Yeni beslenme düzenine geçerken Ramazan bayramında miktarına dikkat etmeden birçok besini tüketmeye başlayabiliriz. Bu, bir aylık oruca eklendiğinde dengesiz kilo alımını ve beraberinde gelen birçok sağlık sorununu tetikleyebilir. Uzman diyetisyen Olcay Barış’a bu süreçte nelere dikkat edilmesi gerektiğini sorduk.
1- Güne hafif bir kahvaltı ile başlayın
Günün ilk öğünü olan kahvaltı ile metabolizmayı harekete geçirmek oldukça önemlidir. Özellikle ramazan ayından sonra yeniden hayatımıza dahil ettiğimiz kahvaltı öğününde börek, poğaça, simit ve kızartma gibi mideyi yoran besinlerden uzak durulmalıdır. Bunun yerine kepekli ekmek, peynir, zeytin, yumurta ve mevsim sebzelerini tercih edin.
2- Sağlıklı pişirme yöntemlerine dikkat edin
Tüketeceğiniz besinin sağlık açısından daha faydalı olması için kızartma ve kavurma yerine ızgara, haşlama veya fırınlama tercih edilir. Kızartma yönteminde yiyecekler olması gerekenden daha fazla yağ emer. Bu da obezite ve damar sertliği gibi hastalıkların önünü açıyor.
3- Tatlı tercihinizi sütlü ve meyveli tatlılardan yana kullanın.
Ramazan Bayramı dolayısıyla ikram edilen tatlılara hayır diyemesek de denemek ve tatmak çok önemli. Hamur işlerinden ve şerbetlerden mümkün olduğunca uzak durmalısınız.
4- Yemek sırasında değil, yemeklerden önce su için.
Yemek yerken su içme alışkanlığı pek çok insanda bulunan bir durum olsa da bu alışkanlık besinlerin sindirilmesini zorlaştırır. Yemekten önce su içmek midede bir miktar hacim kapladığından tokluk hissi yaratabilir. Bu da tokluk hissinin daha erken yaşanmasına neden olur.
5- Tatil ziyaretleriniz için mümkün olduğunca yürüyün.
Tatiliniz boyunca mümkün olduğunca yürüyüş yapmak veya ziyaretinizden sonra 45 dakikalık tempolu bir yürüyüş yapmak sindirimi kolaylaştıracak ve sizi gün içinde daha aktif hale getirecektir. Dünya Sağlık Örgütü’ne göre haftada 150 dakika düzenli olarak yapılması gereken bir aktivitedir. Fiziksel aktivite kolesterolü düşürmeye, kilo kontrolüne ve kan şekerini dengelemeye destek sağlar.

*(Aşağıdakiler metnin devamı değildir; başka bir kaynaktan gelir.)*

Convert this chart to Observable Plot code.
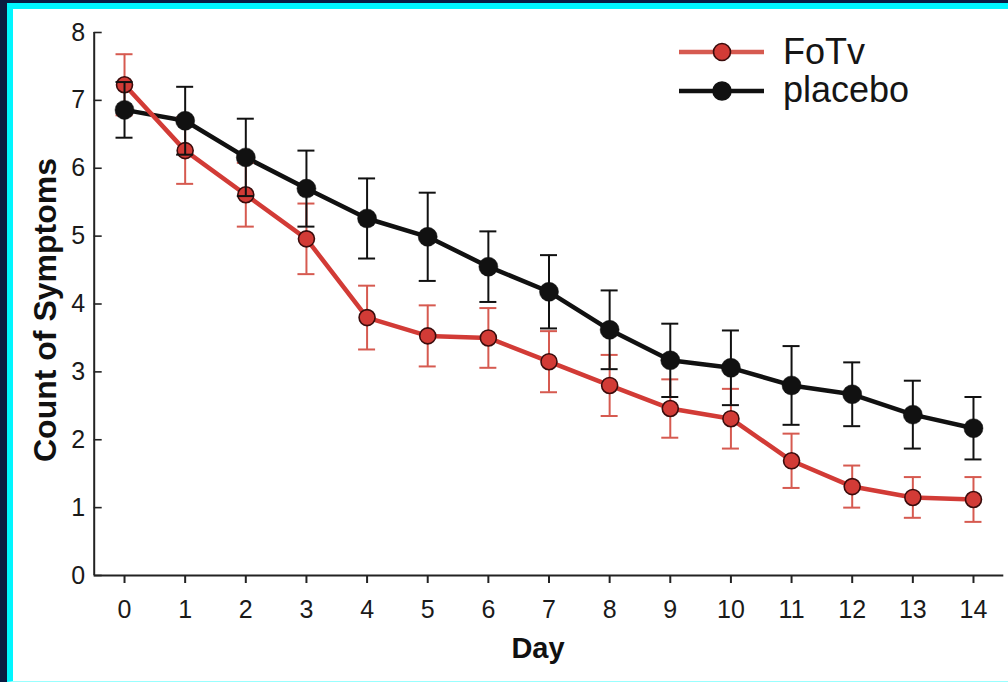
<!DOCTYPE html>
<html>
<head>
<meta charset="utf-8">
<script src="https://cdn.jsdelivr.net/npm/d3@7"></script>
<script src="https://cdn.jsdelivr.net/npm/@observablehq/plot@0.6"></script>
<style>
  html, body { margin: 0; padding: 0; }
  body { width: 1008px; height: 682px; overflow: hidden; background: #0a1c42; position: relative; font-family: "Liberation Sans", Arial, sans-serif; }
  #frame { position: absolute; left: 7px; top: 3px; width: 995px; height: 672px; background: #fff;
           border-left: 6px solid #00f6ff; border-top: 6px solid #00f6ff; border-bottom: 1px solid #9ff; }
  #chart { position: absolute; left: 0; top: 0; }
  #legend { position: absolute; left: 675px; top: 25px; }
</style>
</head>
<body>
<div id="frame"><div id="chart"></div></div>
<svg id="legend" width="330" height="90"></svg>
<script>
// ---- data ----
const days = [0, 1, 2, 3, 4, 5, 6, 7, 8, 9, 10, 11, 12, 13, 14];
const fotvMean = [7.23, 6.26, 5.61, 4.96, 3.80, 3.53, 3.50, 3.15, 2.80, 2.46, 2.31, 1.69, 1.31, 1.15, 1.12];
const fotvErr  = [0.45, 0.49, 0.47, 0.52, 0.47, 0.45, 0.44, 0.45, 0.45, 0.43, 0.44, 0.40, 0.31, 0.30, 0.33];
const placeboMean = [6.86, 6.70, 6.16, 5.70, 5.26, 4.99, 4.55, 4.18, 3.62, 3.17, 3.06, 2.80, 2.67, 2.37, 2.17];
const placeboErr  = [0.41, 0.50, 0.57, 0.56, 0.59, 0.65, 0.52, 0.54, 0.58, 0.54, 0.55, 0.58, 0.47, 0.50, 0.46];
const yTicks = [0, 1, 2, 3, 4, 5, 6, 7, 8];
const seriesNames = ["FoTv", "placebo"];
const xDomain = [-0.5, 14.5];
const yDomain = [0, 8];

const RED = "#d23b36", RED_ERR = "#d65a50", RED_EDGE = "#3a0c0c", BLACK = "#111";

const fotv = days.map((d, i) => ({day: d, mean: fotvMean[i], err: fotvErr[i]}));
const placebo = days.map((d, i) => ({day: d, mean: placeboMean[i], err: placeboErr[i]}));

const W = 995, H = 671, mL = 80.7, mR = 4.7;
const pxPerDay = (W - mL - mR) / (xDomain[1] - xDomain[0]);
const cap = 8.5 / pxPerDay;       // half cap width in days
const yTickLen = 8 / pxPerDay;    // inward y tick length in days

function errMarks(data, color) {
  return [
    Plot.ruleX(data, {x: "day", y1: d => d.mean - d.err, y2: d => d.mean + d.err, stroke: color, strokeWidth: 2}),
    Plot.ruleY(data, {y: d => d.mean + d.err, x1: d => d.day - cap, x2: d => d.day + cap, stroke: color, strokeWidth: 2}),
    Plot.ruleY(data, {y: d => d.mean - d.err, x1: d => d.day - cap, x2: d => d.day + cap, stroke: color, strokeWidth: 2})
  ];
}

const chart = Plot.plot({
  width: W, height: H,
  marginLeft: mL, marginRight: mR, marginTop: 23, marginBottom: 105,
  x: {domain: xDomain},
  y: {domain: yDomain},
  style: {fontFamily: "'Liberation Sans', Arial, sans-serif", fontSize: "25px", color: "#1a1a1a", background: "transparent", overflow: "visible"},
  marks: [
    Plot.axisX({ticks: days, tickSize: 8, tickPadding: 17, label: null, fontSize: 25, strokeWidth: 2, stroke: "#222"}),
    Plot.axisY({ticks: yTicks, tickSize: 0, tickPadding: 9, label: null, fontSize: 25}),
    Plot.ruleY(yTicks, {y: d => d, x1: () => xDomain[0], x2: () => xDomain[0] + yTickLen, stroke: "#222", strokeWidth: 1.6}),
    Plot.ruleX([xDomain[0]], {y1: () => yDomain[0], y2: () => yDomain[1], stroke: "#222", strokeWidth: 2}),
    Plot.ruleY([yDomain[0]], {x1: () => xDomain[0], x2: () => xDomain[1], stroke: "#222", strokeWidth: 2}),
    Plot.line(placebo, {x: "day", y: "mean", stroke: BLACK, strokeWidth: 4.5}),
    Plot.line(fotv, {x: "day", y: "mean", stroke: RED, strokeWidth: 4.5}),
    ...errMarks(fotv, RED_ERR),
    Plot.dot(fotv, {x: "day", y: "mean", r: 8, fill: RED, stroke: RED_EDGE, strokeWidth: 1.6}),
    ...errMarks(placebo, BLACK),
    Plot.dot(placebo, {x: "day", y: "mean", r: 9.5, fill: BLACK, stroke: BLACK, strokeWidth: 0.5}),
    Plot.text(["Count of Symptoms"], {frameAnchor: "left", textAnchor: "middle", rotate: -90, dx: -48, dy: 6, fontSize: 32, fontWeight: "bold", fill: "#111"}),
    Plot.text(["Day"], {frameAnchor: "bottom", textAnchor: "middle", dx: -11, dy: 82, fontSize: 29, fontWeight: "bold", fill: "#111"})
  ]
});
document.getElementById("chart").appendChild(chart);

// ---- legend ----
const lg = d3.select("#legend");
const legendItems = [
  {name: seriesNames[0], line: RED_ERR, fill: RED, edge: RED_EDGE, r: 8.5, y: 27, base: 39},
  {name: seriesNames[1], line: BLACK, fill: BLACK, edge: BLACK, r: 9, y: 66, base: 77}
];
legendItems.forEach(it => {
  lg.append("line").attr("x1", 4).attr("x2", 89).attr("y1", it.y).attr("y2", it.y)
    .attr("stroke", it.line).attr("stroke-width", 4.5);
  lg.append("circle").attr("cx", 47).attr("cy", it.y).attr("r", it.r)
    .attr("fill", it.fill).attr("stroke", it.edge).attr("stroke-width", 1.6);
  lg.append("text").attr("x", 108).attr("y", it.base).text(it.name)
    .attr("font-size", 36).attr("fill", "#151515")
    .attr("font-family", "'Liberation Sans', Arial, sans-serif");
});
</script>
</body>
</html>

6- Mideyi rahatlatmak için rezene, melisa, papatya, nane, zencefil
Kan şekerini çabuk yükselten, enerjisi yüksek, kızartılmış ve hazır gıdalardan uzak durmalısınız. Yemekten sonra mide rahatsızlığı, şişkinlik ve hazımsızlık sorunları için rezene, melisa, papatya, nane, zencefil gibi bitki çaylarını tüketebilirsiniz.
7- Meyve, kefir, yoğurt olmazsa olmaz
Yetişkinler yeterince meyve yemeyi ihmal etmemelidir. Günde en az 3-4 porsiyon meyve ve sebze tüketmek önemlidir. Ayrıca probiyotik içeriği ile bağırsak fonksiyonlarının düzenli çalışmasına yardımcı olan yoğurt ve kefir de unutulmamalıdır.
8- Öğün atlamamaya özen gösterin
Uzun süre aç kalındığında, olması gerekenden daha fazla besin tüketilerek sonraki öğünler yenilebilir. Bu nedenle gün içinde 4 saatten fazla aç kalmamaya dikkat edin.
9- Öğünlerinizde tek çeşit gıdaya yer vermeyin.
Gün boyunca yemek tercihlerinizin tek bir çeşitten oluşmadığından emin olun. Sadece protein ya da sadece karbonhidrat yerine tüm besin gruplarından azar azar tüketmeniz sizin için daha faydalı olacaktır. Lif alımınızı sağlamak için öğünlerinizde mutlaka yeşilliklere ve salatalara yer vermelisiniz.